Is it possible to update one Real-time Sphinx index
in parallel
?
To clarify, I have one RT index, named e.g. RT1. To update RT1, I want to have two or even more updaters.
For instance, if I have 100 files in the queue, I want to add 2 files in parallel to the index. Is Sphinx capable of multi-threading or is Sphinx not thread-safe?
The main question is, will Sphinx corrupt itself when multiple files are being added to the same index at the same time? I wasn't able to find the answer in the documentation.
Good to keep in mind, I multithread
my script
which is adding files to the Sphinx RT-index. Therefore, multiple files will be added at the same time (in parallel) to one index.
Version:
Sphinx 2.2.9-id64-release (rel22-r5006)
Config:
index_name
{
type = rt
path = /mnt/data001/index_name
rt_field = FileName
rt_field = FileExtension
rt_field = FileContent
rt_field = FileTags
rt_attr_uint = FileReference
rt_attr_uint = FileSize
rt_attr_uint = LastModified
rt_attr_uint = LastModifiedYear
rt_attr_uint = LastModifiedMonth
rt_attr_uint = LastModifiedDay
rt_attr_string = FileContent
rt_mem_limit = 1024M
charset_table = A..Z, a..z, 0..9, U+E1, U+E9, U+FA
ondisk_attrs = pool
}
searchd
{
listen = 9306:mysql41
log = /var/log/sphinxsearch/searchd.log
read_timeout = 5
max_children = 30
pid_file = /var/run/searchd.pid
max_packet_size = 128M
binlog_path = /mnt/data001
}
Important to note that the string can only consist of A..Z, a..z, 0..9, U+E1, U+E9 and U+FA. (I have verified this)

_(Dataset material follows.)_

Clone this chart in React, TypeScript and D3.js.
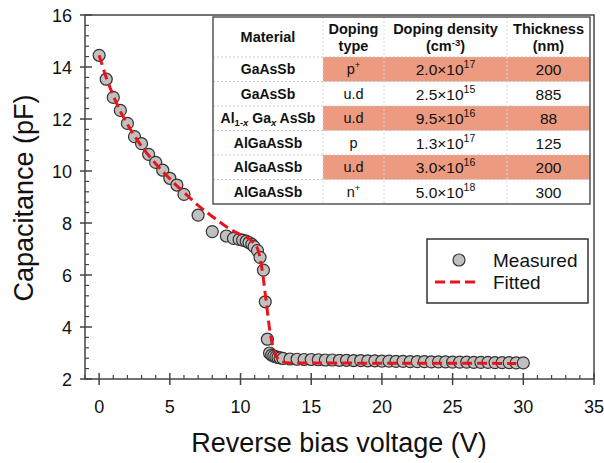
import React from "react";
import * as d3 from "d3";

// measured C-V points (V, pF)
const measuredV = [
  0, 0.5, 1, 1.5, 2, 2.5, 3, 3.5, 4, 4.5, 5, 5.5, 6, 7, 8, 9, 9.5, 9.9, 10.15, 10.4,
  10.6, 10.8, 10.96, 11.2, 11.38, 11.62, 11.75, 11.9, 12.05, 12.2, 12.35, 12.5, 12.65,
  12.8, 13, 13.5, 14, 14.5, 15, 15.5, 16, 16.5, 17, 17.5, 18, 18.5, 19, 19.5, 20,
  20.5, 21, 21.5, 22, 22.5, 23, 23.5, 24, 24.5, 25, 25.5, 26, 26.5, 27, 27.5, 28,
  28.5, 29, 29.5, 30,
];
const measuredC = [
  14.45, 13.53, 12.83, 12.33, 11.83, 11.32, 11.05, 10.64, 10.33, 10.03, 9.72, 9.46,
  9.1, 8.3, 7.67, 7.5, 7.41, 7.37, 7.34, 7.3, 7.25, 7.18, 7.09, 6.94, 6.68, 6.19,
  4.97, 3.53, 3.0, 2.92, 2.88, 2.85, 2.83, 2.81, 2.79, 2.77, 2.76, 2.75, 2.75, 2.74,
  2.73, 2.73, 2.72, 2.72, 2.71, 2.71, 2.7, 2.7, 2.69, 2.69, 2.68, 2.68, 2.67, 2.67,
  2.67, 2.66, 2.66, 2.66, 2.65, 2.65, 2.65, 2.64, 2.64, 2.64, 2.63, 2.63, 2.63, 2.62,
  2.62,
];

// fitted curve
const fittedV = [0, 0.5, 1, 1.5, 2, 2.5, 3, 3.5, 4, 4.5, 5, 5.5, 6, 7, 8, 9, 10, 10.7, 11.2, 11.5, 11.8, 12.1, 12.44, 12.8, 13.5, 29.5];
const fittedC = [14.45, 13.6, 12.9, 12.3, 11.8, 11.35, 10.95, 10.6, 10.28, 9.98, 9.7, 9.43, 9.18, 8.68, 8.25, 7.86, 7.55, 7.35, 7.02, 6.3, 5.05, 3.76, 2.99, 2.7, 2.62, 2.6];

const xTicks = [0, 5, 10, 15, 20, 25, 30, 35];
const yTicks = [2, 4, 6, 8, 10, 12, 14, 16];

// layer table
const materials = ["GaAsSb", "GaAsSb", "AlGa", "AlGaAsSb", "AlGaAsSb", "AlGaAsSb"];
const dopingTypes = ["p", "u.d", "u.d", "p", "u.d", "n"];
const dopingSup = ["+", "", "", "", "", "+"];
const densityBase = ["2.0", "2.5", "9.5", "1.3", "3.0", "5.0"];
const densityExp = ["17", "15", "16", "17", "16", "18"];
const thickness = ["200", "885", "88", "125", "200", "300"];
const highlighted = [true, false, true, false, true, false];

const W = 604;
const H = 463;
const FONT = "Arial, 'Liberation Sans', sans-serif";

export default function App() {
  const x = d3.scaleLinear().domain([-1, 35]).range([85, 594]);
  const y = d3.scaleLinear().domain([2, 16]).range([379, 15]);

  const xMinor = d3.range(-1, 36, 1).filter((v) => v % 5 !== 0);
  const yMinor = d3.range(2, 16.001, 0.4).filter((v) => Math.abs(v / 2 - Math.round(v / 2)) > 0.01);

  const line = d3
    .line<number>()
    .x((d) => x(d))
    .y((_, i) => y(fittedC[i]))
    .curve(d3.curveMonotoneX);

  const [x0, x1] = x.range();
  const [y0, y1] = y.range();

  // table layout
  const cols = [213, 323, 384, 507, 590];
  const tTop = 17;
  const headH = 40;
  const rowH = 24.5;
  const colMid = (i: number) => (cols[i] + cols[i + 1]) / 2;
  const rowMid = (i: number) => tTop + headH + rowH * i + rowH / 2;

  const axisColor = "#444";

  return (
    <svg width={W} height={H} style={{ position: "absolute", left: 0, top: 0, background: "#fff" }} fontFamily={FONT}>
      {/* frame */}
      <rect x={x0} y={y1} width={x1 - x0} height={y0 - y1} fill="none" stroke={axisColor} strokeWidth={1.5} />

      {/* x ticks */}
      {xTicks.map((t) => (
        <g key={"xt" + t}>
          <line x1={x(t)} x2={x(t)} y1={y0 - 6} y2={y0 + 6} stroke={axisColor} strokeWidth={1.5} />
          <text x={x(t)} y={413} textAnchor="middle" fontSize={18} fill="#111">{t}</text>
        </g>
      ))}
      {xMinor.map((t) => (
        <line key={"xm" + t} x1={x(t)} x2={x(t)} y1={y0} y2={y0 - 4} stroke={axisColor} strokeWidth={1.2} />
      ))}

      {/* y ticks */}
      {yTicks.map((t) => (
        <g key={"yt" + t}>
          <line x1={x0 - 5} x2={x0 + 7} y1={y(t)} y2={y(t)} stroke={axisColor} strokeWidth={1.5} />
          <text x={72} y={y(t) + 6.5} textAnchor="end" fontSize={18} fill="#111">{t}</text>
        </g>
      ))}
      {yMinor.map((t) => (
        <line key={"ym" + t} x1={x0} x2={x0 + 4} y1={y(t)} y2={y(t)} stroke={axisColor} strokeWidth={1.2} />
      ))}

      {/* axis titles */}
      <text x={339} y={452} textAnchor="middle" fontSize={27} fill="#111">Reverse bias voltage (V)</text>
      <text transform={`translate(33,198) rotate(-90)`} textAnchor="middle" fontSize={27} fill="#111">Capacitance (pF)</text>

      {/* measured points */}
      {measuredV.map((v, i) => (
        <circle key={"m" + i} cx={x(v)} cy={y(measuredC[i])} r={6} fill="#c0c0c0" stroke="#333" strokeWidth={1.2} />
      ))}

      {/* fitted line */}
      <path d={line(fittedV) || ""} fill="none" stroke="#e8141a" strokeWidth={3} strokeDasharray="10,5" />

      {/* table */}
      <rect x={cols[0]} y={tTop} width={cols[4] - cols[0]} height={headH + rowH * 6} fill="#fff" />
      {highlighted.map((h, i) =>
        h ? (
          <rect key={"hl" + i} x={cols[1]} y={tTop + headH + rowH * i} width={cols[4] - cols[1]} height={rowH} fill="#ec9a80" />
        ) : null
      )}
      {d3.range(0, 6).map((i) => (
        <line key={"rl" + i} x1={cols[0]} x2={cols[4]} y1={tTop + headH + rowH * i} y2={tTop + headH + rowH * i} stroke="#c8c8c8" strokeWidth={1} strokeDasharray="2,2" />
      ))}
      {[1, 2, 3].map((c) => (
        <line key={"cl" + c} x1={cols[c]} x2={cols[c]} y1={tTop} y2={tTop + headH + rowH * 6} stroke="#d8d8d8" strokeWidth={1} strokeDasharray="2,2" />
      ))}
      <rect x={cols[0]} y={tTop} width={cols[4] - cols[0]} height={headH + rowH * 6} fill="none" stroke="#555" strokeWidth={1.5} />

      {/* header */}
      <g fontWeight="bold" fontSize={14.5} fill="#111" textAnchor="middle">
        <text x={colMid(0)} y={tTop + 25}>Material</text>
        <text x={colMid(1)} y={tTop + 17}>Doping</text>
        <text x={colMid(1)} y={tTop + 34}>type</text>
        <text x={colMid(2)} y={tTop + 17}>Doping density</text>
        <text x={colMid(2)} y={tTop + 34}>
          (cm<tspan dy={-5} fontSize={9.5}>-3</tspan><tspan dy={5}>)</tspan>
        </text>
        <text x={colMid(3)} y={tTop + 17}>Thickness</text>
        <text x={colMid(3)} y={tTop + 34}>(nm)</text>
      </g>

      {/* body */}
      {materials.map((m, i) => (
        <g key={"row" + i} fill="#111" textAnchor="middle">
          {m === "AlGa" ? (
            <text x={colMid(0)} y={rowMid(i) + 5} fontWeight="bold" fontSize={14}>
              Al<tspan dy={3} fontSize={9.5}>1-<tspan fontStyle="italic">x</tspan></tspan>
              <tspan dy={-3}> Ga</tspan><tspan dy={3} fontSize={9.5} fontStyle="italic">x</tspan>
              <tspan dy={-3}> AsSb</tspan>
            </text>
          ) : (
            <text x={colMid(0)} y={rowMid(i) + 5} fontWeight="bold" fontSize={14}>{m}</text>
          )}
          <text x={colMid(1)} y={rowMid(i) + 5} fontSize={14.5}>
            {dopingTypes[i]}
            {dopingSup[i] ? <tspan dy={-6} fontSize={9.5}>{dopingSup[i]}</tspan> : null}
          </text>
          <text x={colMid(2)} y={rowMid(i) + 6} fontSize={15.5}>
            {densityBase[i]}×10<tspan dy={-7} fontSize={10.5}>{densityExp[i]}</tspan>
          </text>
          <text x={colMid(3)} y={rowMid(i) + 6} fontSize={15.5}>{thickness[i]}</text>
        </g>
      ))}

      {/* legend */}
      <rect x={427} y={239} width={161} height={64} fill="#fff" stroke="#333" strokeWidth={1.5} />
      <circle cx={459} cy={260} r={6} fill="#c0c0c0" stroke="#333" strokeWidth={1.2} />
      <text x={493} y={267} fontSize={19} fill="#111">Measured</text>
      <line x1={435} x2={478} y1={282} y2={282} stroke="#e8141a" strokeWidth={3} strokeDasharray="10,5" />
      <text x={493} y={289} fontSize={19} fill="#111">Fitted</text>
    </svg>
  );
}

Test: for the test I used a C++ application on Ubuntu communicating with Sphinx through the MySQL connectors
I have verified this issue and be warned! Updating the index in parallel is not possible! My index corrupted itself partially (both the index and daemon didn't crash). You will not see this issue at a first glance. I have verified this by inserting and checking the inserted value (by directly selecting it after insertion) and the returned value didn't always match the inserted value as outlined below.
As an example for clarification. I inserted test
but I got back t^463t
from the select (directly after the insertion was performed).
For this test I have inserted 1.000.000
documents spread over a two-threaded
application whereof 43.372
documents had this issue outlined above. This of course is dependent of the exact rate of parallel inserted documents, but Sphinx doesn't seem to be thread safe. (assumed is that even more documents will get corrupted when using more threads to insert documents in parallel)
Sometimes I also noticed that words from multiple documents where concatenated (those documents where inserted at the exact same moment).